I came across this article today while looking for information on how Jensen and Williamson implemented an algorithm for computing the p-canonical basis. Not recognizing any of the co-authors I assumed it was a group of students until coming across this paragraph.

In this work we prove a new formula Kazhdan-Lusztig polynomials for symmetric groups. Our formula was discovered whilst trying to understand certain machine learning models trained to predict Kazhdan-Lusztig polynomials from Bruhat graphs. The new formula suggests an approach to the combinatorial invariance conjecture for symmetric groups.

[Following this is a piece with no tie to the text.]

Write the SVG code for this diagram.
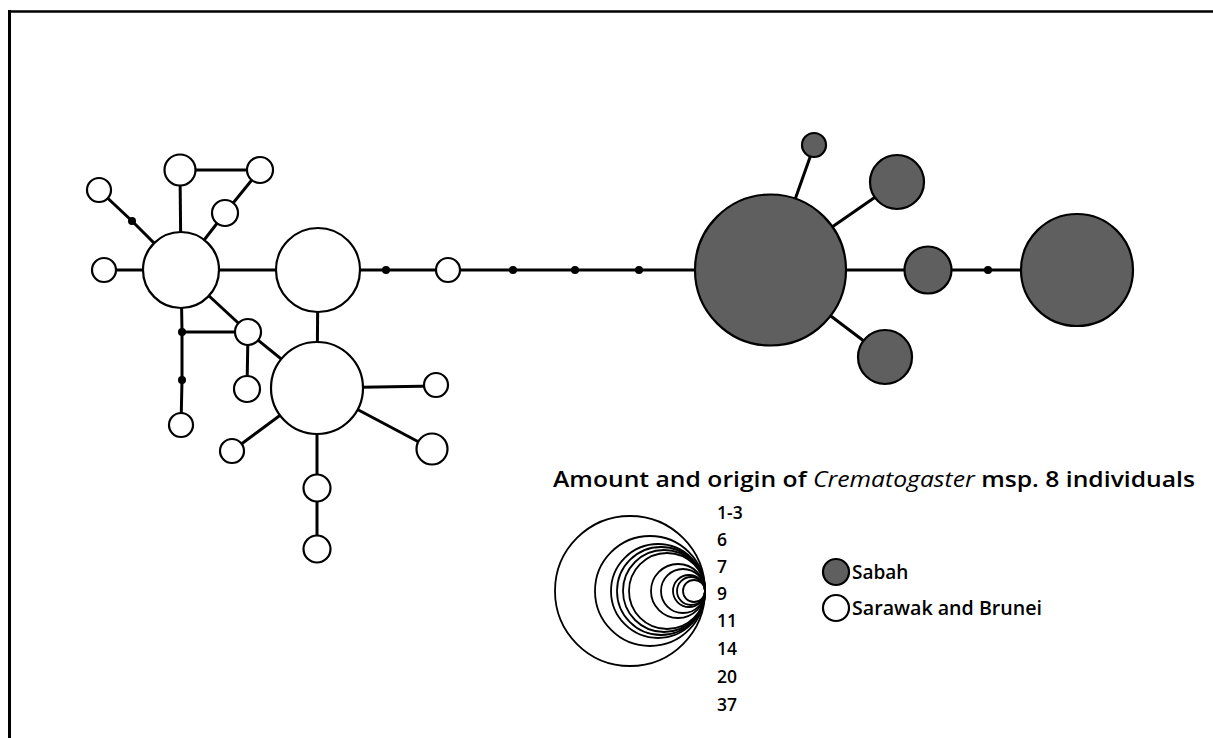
<svg xmlns="http://www.w3.org/2000/svg" width="1213" height="738" viewBox="0 0 1213 738">
<style>
.e{stroke:#000;stroke-width:3;fill:none}
.w{fill:#fff;stroke:#000;stroke-width:2.2}
.g{fill:#5f5f5f;stroke:#000;stroke-width:2.2}
.d{fill:#000}
.lg{fill:none;stroke:#000;stroke-width:1.8}
.t{font-family:"Open Sans","Liberation Sans",sans-serif;font-weight:600;fill:#000}
</style>
<rect width="1213" height="738" fill="#fff"/>
<g id="frame">
<line x1="8" y1="11.5" x2="1213" y2="11.5" stroke="#000" stroke-width="2.5"/>
<line x1="9.5" y1="10" x2="9.5" y2="738" stroke="#000" stroke-width="3"/>
</g>
<g id="connectors">
<line class="e" x1="104" y1="270" x2="181" y2="270"/>
<polyline class="e" points="99,190 132,221 181,270"/>
<line class="e" x1="180" y1="170" x2="181" y2="270"/>
<line class="e" x1="180" y1="170" x2="260" y2="170"/>
<line class="e" x1="260" y1="170" x2="225" y2="213"/>
<line class="e" x1="225" y1="213" x2="181" y2="270"/>
<line class="e" x1="181" y1="270" x2="318" y2="270"/>
<line class="e" x1="181" y1="270" x2="248" y2="332"/>
<line class="e" x1="248" y1="332" x2="317" y2="388"/>
<line class="e" x1="248" y1="332" x2="247" y2="389"/>
<line class="e" x1="182" y1="332" x2="248" y2="332"/>
<polyline class="e" points="181,270 182,332 182,380 181,426"/>
<line class="e" x1="318" y1="270" x2="317" y2="388"/>
<line class="e" x1="317" y1="388" x2="436" y2="386"/>
<line class="e" x1="317" y1="388" x2="432" y2="449"/>
<line class="e" x1="317" y1="388" x2="232" y2="451"/>
<line class="e" x1="317" y1="388" x2="317" y2="548"/>
<line class="e" x1="318" y1="270" x2="770" y2="270"/>
<line class="e" x1="770" y1="270" x2="814" y2="146"/>
<line class="e" x1="770" y1="270" x2="897" y2="182"/>
<line class="e" x1="770" y1="270" x2="1077" y2="270"/>
<line class="e" x1="770" y1="270" x2="885" y2="357"/>
</g>
<g id="dots">
<circle class="d" cx="132" cy="221" r="4"/>
<circle class="d" cx="182" cy="332" r="4"/>
<circle class="d" cx="182" cy="380" r="4"/>
<circle class="d" cx="386" cy="270" r="4"/>
<circle class="d" cx="513" cy="270" r="4"/>
<circle class="d" cx="575" cy="270" r="4"/>
<circle class="d" cx="639" cy="270" r="4"/>
<circle class="d" cx="988" cy="270" r="4"/>
</g>
<g id="nodeA"><circle class="w" cx="181" cy="270" r="38"/></g>
<g id="nodeB"><circle class="w" cx="318" cy="270" r="42"/></g>
<g id="nodeC"><circle class="w" cx="317" cy="388" r="46"/></g>
<g id="n1"><circle class="w" cx="104" cy="270" r="12"/></g>
<g id="n2"><circle class="w" cx="99" cy="190" r="12"/></g>
<g id="n3"><circle class="w" cx="180" cy="170" r="15.5"/></g>
<g id="n4"><circle class="w" cx="260" cy="170" r="13"/></g>
<g id="n5"><circle class="w" cx="225" cy="213" r="13"/></g>
<g id="n6"><circle class="w" cx="248" cy="332" r="13"/></g>
<g id="n7"><circle class="w" cx="247" cy="389" r="13"/></g>
<g id="n8"><circle class="w" cx="181" cy="425" r="12"/></g>
<g id="n9"><circle class="w" cx="436" cy="385" r="12"/></g>
<g id="n10"><circle class="w" cx="432" cy="449" r="15.5"/></g>
<g id="n11"><circle class="w" cx="232" cy="451" r="12"/></g>
<g id="n12"><circle class="w" cx="317" cy="488" r="13.5"/></g>
<g id="n13"><circle class="w" cx="317" cy="549" r="13.5"/></g>
<g id="n14"><circle class="w" cx="448" cy="270" r="12"/></g>
<g id="nodeD"><circle class="g" cx="770.5" cy="270" r="75.5"/></g>
<g id="nodeE"><circle class="g" cx="1077" cy="270" r="56"/></g>
<g id="g1"><circle class="g" cx="814" cy="145" r="12"/></g>
<g id="g2"><circle class="g" cx="897" cy="182" r="27"/></g>
<g id="g3"><circle class="g" cx="928" cy="270" r="23.5"/></g>
<g id="g4"><circle class="g" cx="885" cy="357" r="27"/></g>
<g id="legend">
<text class="t" x="553" y="487" font-size="22" textLength="642" lengthAdjust="spacingAndGlyphs">Amount and origin of <tspan font-style="italic" font-weight="500">Crematogaster</tspan> msp. 8 individuals</text>
<g id="sizes">
<circle class="lg" cx="630" cy="591" r="75"/>
<circle class="lg" cx="650" cy="591" r="55"/>
<circle class="lg" cx="658" cy="591" r="47"/>
<circle class="lg" cx="661" cy="591" r="44"/>
<circle class="lg" cx="664" cy="591" r="41"/>
<circle class="lg" cx="667" cy="591" r="38"/>
<circle class="lg" cx="678" cy="591" r="27"/>
<circle class="lg" cx="683" cy="591" r="22"/>
<circle class="lg" cx="689" cy="591" r="16"/>
<circle class="lg" cx="691" cy="591" r="14"/>
<circle class="lg" cx="694" cy="591" r="11" fill="#fff"/>
</g>
<text class="t" x="717" y="519" font-size="17.5">1-3</text>
<text class="t" x="717" y="546" font-size="17.5">6</text>
<text class="t" x="717" y="573" font-size="17.5">7</text>
<text class="t" x="717" y="600" font-size="17.5">9</text>
<text class="t" x="717" y="627" font-size="17.5">11</text>
<text class="t" x="717" y="655" font-size="17.5">14</text>
<text class="t" x="717" y="683" font-size="17.5">20</text>
<text class="t" x="717" y="711" font-size="17.5">37</text>
<g id="leg-sabah"><circle class="g" cx="836" cy="572" r="13"/><text class="t" x="852" y="579" font-size="19">Sabah</text></g>
<g id="leg-sarawak"><circle class="w" cx="836" cy="608" r="13"/><text class="t" x="852" y="615" font-size="19" textLength="190" lengthAdjust="spacingAndGlyphs">Sarawak and Brunei</text></g>
</g>
</svg>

Turns out the co-authors are Google I mean DeepMind people. This seemed kind of wild to me — to throw machine learning at something like computing KL polynomials, and I guess it is sort of radical. At least enough that they published another paper in Nature describing this and other efforts at using machine learning to formulate or solve conjectures. And U. Sydney is going on a PR push about it.

Reading the Nature article, it is clear that this isn’t really the doomsday scenario we worry about where machines can prove all the theorems and we mortals are useless to them. It sounds like there’s still a high degree of specialized knowledge and intuition that goes into training the supervised learning model. At least that’s my sense from this paragraph:


We took the conjecture as our initial hypothesis, and found that a supervised learning model was able to predict the KL polynomial from the Bruhat interval with reasonably high accuracy. By experimenting on the way in which we input the Bruhat interval to the network, it became apparent that some choices of graphs and features were particularly conducive to accurate predictions. In particular, we found that a subgraph inspired by prior work may be sufficient to calculate the KL polynomial, and this was supported by a much more accurate estimated function.

I know not much about machine learning, and the second sentence doesn’t give a clear sense of how the “experimenting on” inputting went, but I would be surprised if the machine was able to actually pull out hypercube decompositions and diamond completeness as the features it needed to really predict the KL polynomials. That is, it sounds like ML could be a useful interactive tool for discovering and verifying ideas, like interactive theorem proving seeks to be, but they’re still not doing the math for us. Not to mention the proof of the main formula of the paper involves some layers of categorification and pretty heavy geometry.

Still, all in all, it looks like we’re gonna all have to learn how machines learn sooner or later.